#### STATED EXERCISE:
Copy out each line below exactly as it appears.

··· COLLECTED DATA ···

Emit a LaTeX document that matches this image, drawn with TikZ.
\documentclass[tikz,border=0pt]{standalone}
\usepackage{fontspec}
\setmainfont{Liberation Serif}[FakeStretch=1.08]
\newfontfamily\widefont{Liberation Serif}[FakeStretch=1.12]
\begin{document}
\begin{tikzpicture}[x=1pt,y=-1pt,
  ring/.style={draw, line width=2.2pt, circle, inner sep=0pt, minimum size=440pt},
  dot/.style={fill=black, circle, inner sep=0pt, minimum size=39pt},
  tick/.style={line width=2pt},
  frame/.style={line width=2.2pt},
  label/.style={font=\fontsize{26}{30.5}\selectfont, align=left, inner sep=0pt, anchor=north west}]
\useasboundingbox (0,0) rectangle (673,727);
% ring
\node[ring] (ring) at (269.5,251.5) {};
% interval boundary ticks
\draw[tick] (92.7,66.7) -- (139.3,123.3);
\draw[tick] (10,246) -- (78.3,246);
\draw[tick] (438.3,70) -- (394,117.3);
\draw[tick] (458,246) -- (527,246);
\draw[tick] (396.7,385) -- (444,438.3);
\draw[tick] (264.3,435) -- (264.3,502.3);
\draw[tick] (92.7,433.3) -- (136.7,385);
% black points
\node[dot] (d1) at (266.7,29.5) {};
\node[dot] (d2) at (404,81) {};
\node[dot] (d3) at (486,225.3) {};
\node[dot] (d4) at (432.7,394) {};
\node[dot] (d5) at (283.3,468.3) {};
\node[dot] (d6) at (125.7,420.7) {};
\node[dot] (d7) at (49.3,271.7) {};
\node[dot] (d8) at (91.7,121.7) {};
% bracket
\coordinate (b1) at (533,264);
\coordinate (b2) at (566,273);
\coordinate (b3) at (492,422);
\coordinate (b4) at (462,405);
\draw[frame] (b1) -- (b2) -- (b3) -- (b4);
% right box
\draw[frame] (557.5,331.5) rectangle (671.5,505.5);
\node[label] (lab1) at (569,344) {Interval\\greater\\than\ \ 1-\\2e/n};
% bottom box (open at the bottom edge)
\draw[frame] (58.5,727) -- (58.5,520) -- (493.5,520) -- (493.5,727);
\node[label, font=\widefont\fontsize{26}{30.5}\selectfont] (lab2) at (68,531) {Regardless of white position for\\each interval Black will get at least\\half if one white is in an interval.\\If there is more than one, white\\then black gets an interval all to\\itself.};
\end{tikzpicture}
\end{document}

···

#### EXPECTED OUTPUT:
Emit a LaTeX document that matches this image, drawn with TikZ.
\documentclass[tikz,border=0pt]{standalone}
\usepackage{fontspec}
\setmainfont{Liberation Serif}[FakeStretch=1.08]
\newfontfamily\widefont{Liberation Serif}[FakeStretch=1.12]
\begin{document}
\begin{tikzpicture}[x=1pt,y=-1pt,
  ring/.style={draw, line width=2.2pt, circle, inner sep=0pt, minimum size=440pt},
  dot/.style={fill=black, circle, inner sep=0pt, minimum size=39pt},
  tick/.style={line width=2pt},
  frame/.style={line width=2.2pt},
  label/.style={font=\fontsize{26}{30.5}\selectfont, align=left, inner sep=0pt, anchor=north west}]
\useasboundingbox (0,0) rectangle (673,727);
% ring
\node[ring] (ring) at (269.5,251.5) {};
% interval boundary ticks
\draw[tick] (92.7,66.7) -- (139.3,123.3);
\draw[tick] (10,246) -- (78.3,246);
\draw[tick] (438.3,70) -- (394,117.3);
\draw[tick] (458,246) -- (527,246);
\draw[tick] (396.7,385) -- (444,438.3);
\draw[tick] (264.3,435) -- (264.3,502.3);
\draw[tick] (92.7,433.3) -- (136.7,385);
% black points
\node[dot] (d1) at (266.7,29.5) {};
\node[dot] (d2) at (404,81) {};
\node[dot] (d3) at (486,225.3) {};
\node[dot] (d4) at (432.7,394) {};
\node[dot] (d5) at (283.3,468.3) {};
\node[dot] (d6) at (125.7,420.7) {};
\node[dot] (d7) at (49.3,271.7) {};
\node[dot] (d8) at (91.7,121.7) {};
% bracket
\coordinate (b1) at (533,264);
\coordinate (b2) at (566,273);
\coordinate (b3) at (492,422);
\coordinate (b4) at (462,405);
\draw[frame] (b1) -- (b2) -- (b3) -- (b4);
% right box
\draw[frame] (557.5,331.5) rectangle (671.5,505.5);
\node[label] (lab1) at (569,344) {Interval\\greater\\than\ \ 1-\\2e/n};
% bottom box (open at the bottom edge)
\draw[frame] (58.5,727) -- (58.5,520) -- (493.5,520) -- (493.5,727);
\node[label, font=\widefont\fontsize{26}{30.5}\selectfont] (lab2) at (68,531) {Regardless of white position for\\each interval Black will get at least\\half if one white is in an interval.\\If there is more than one, white\\then black gets an interval all to\\itself.};
\end{tikzpicture}
\end{document}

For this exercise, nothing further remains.